-- STORED DATA start --

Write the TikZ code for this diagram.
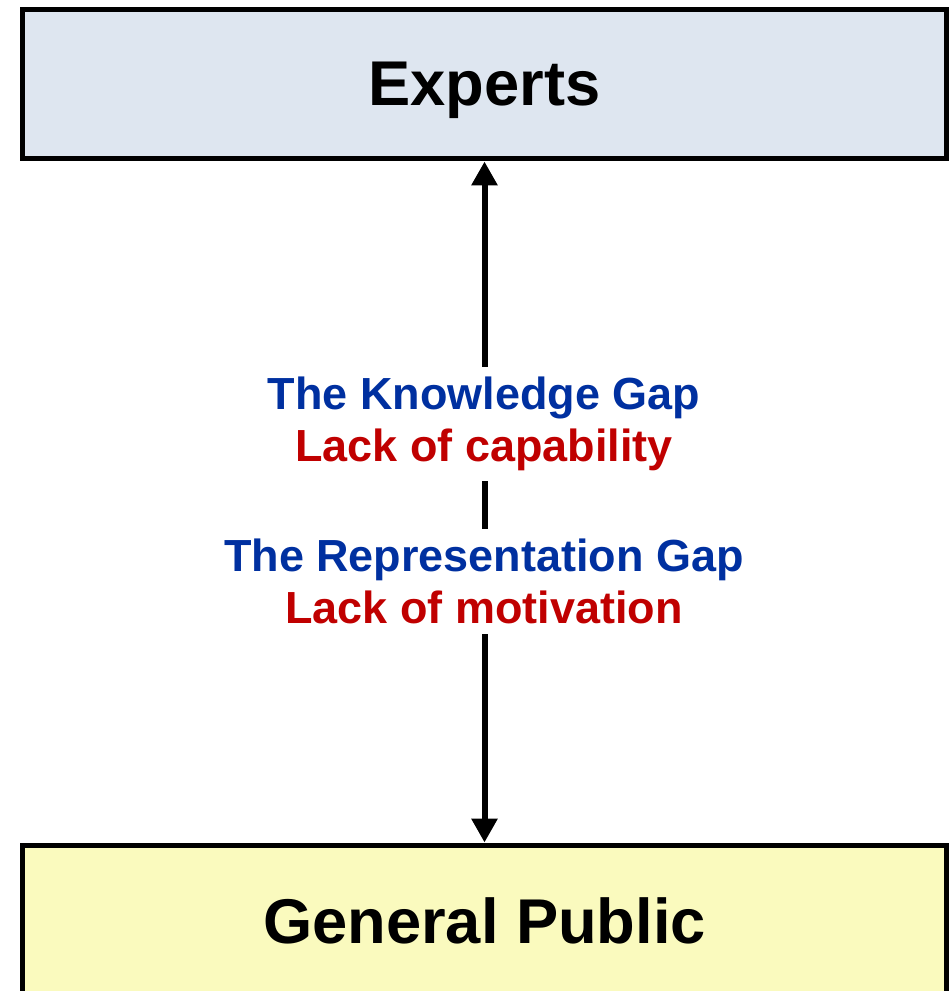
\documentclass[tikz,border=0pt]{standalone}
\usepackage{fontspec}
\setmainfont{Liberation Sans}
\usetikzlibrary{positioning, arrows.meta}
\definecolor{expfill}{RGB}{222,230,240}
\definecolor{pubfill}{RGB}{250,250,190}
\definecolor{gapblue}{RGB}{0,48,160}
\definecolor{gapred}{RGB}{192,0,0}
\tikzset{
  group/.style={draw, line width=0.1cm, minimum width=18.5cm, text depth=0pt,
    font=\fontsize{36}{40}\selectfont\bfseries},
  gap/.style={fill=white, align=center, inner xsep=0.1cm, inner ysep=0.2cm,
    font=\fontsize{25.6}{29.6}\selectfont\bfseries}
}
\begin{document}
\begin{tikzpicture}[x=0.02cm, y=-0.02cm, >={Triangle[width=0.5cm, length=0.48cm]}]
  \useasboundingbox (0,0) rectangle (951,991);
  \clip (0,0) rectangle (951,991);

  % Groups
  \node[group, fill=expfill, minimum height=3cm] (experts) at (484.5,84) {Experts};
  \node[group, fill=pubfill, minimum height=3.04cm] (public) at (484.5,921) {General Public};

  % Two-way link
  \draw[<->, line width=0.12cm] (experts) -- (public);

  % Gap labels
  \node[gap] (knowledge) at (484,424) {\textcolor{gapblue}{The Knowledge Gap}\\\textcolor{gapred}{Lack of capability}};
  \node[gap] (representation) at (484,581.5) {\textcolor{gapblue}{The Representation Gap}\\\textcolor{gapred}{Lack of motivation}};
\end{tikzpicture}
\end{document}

-- STORED DATA end --

* DIRECTIONS FOR THIS TASK *
Skip the pictures, then retype every line above exactly.

* RESPONSE TO THIS EXERCISE *
Write the TikZ code for this diagram.
\documentclass[tikz,border=0pt]{standalone}
\usepackage{fontspec}
\setmainfont{Liberation Sans}
\usetikzlibrary{positioning, arrows.meta}
\definecolor{expfill}{RGB}{222,230,240}
\definecolor{pubfill}{RGB}{250,250,190}
\definecolor{gapblue}{RGB}{0,48,160}
\definecolor{gapred}{RGB}{192,0,0}
\tikzset{
  group/.style={draw, line width=0.1cm, minimum width=18.5cm, text depth=0pt,
    font=\fontsize{36}{40}\selectfont\bfseries},
  gap/.style={fill=white, align=center, inner xsep=0.1cm, inner ysep=0.2cm,
    font=\fontsize{25.6}{29.6}\selectfont\bfseries}
}
\begin{document}
\begin{tikzpicture}[x=0.02cm, y=-0.02cm, >={Triangle[width=0.5cm, length=0.48cm]}]
  \useasboundingbox (0,0) rectangle (951,991);
  \clip (0,0) rectangle (951,991);

  % Groups
  \node[group, fill=expfill, minimum height=3cm] (experts) at (484.5,84) {Experts};
  \node[group, fill=pubfill, minimum height=3.04cm] (public) at (484.5,921) {General Public};

  % Two-way link
  \draw[<->, line width=0.12cm] (experts) -- (public);

  % Gap labels
  \node[gap] (knowledge) at (484,424) {\textcolor{gapblue}{The Knowledge Gap}\\\textcolor{gapred}{Lack of capability}};
  \node[gap] (representation) at (484,581.5) {\textcolor{gapblue}{The Representation Gap}\\\textcolor{gapred}{Lack of motivation}};
\end{tikzpicture}
\end{document}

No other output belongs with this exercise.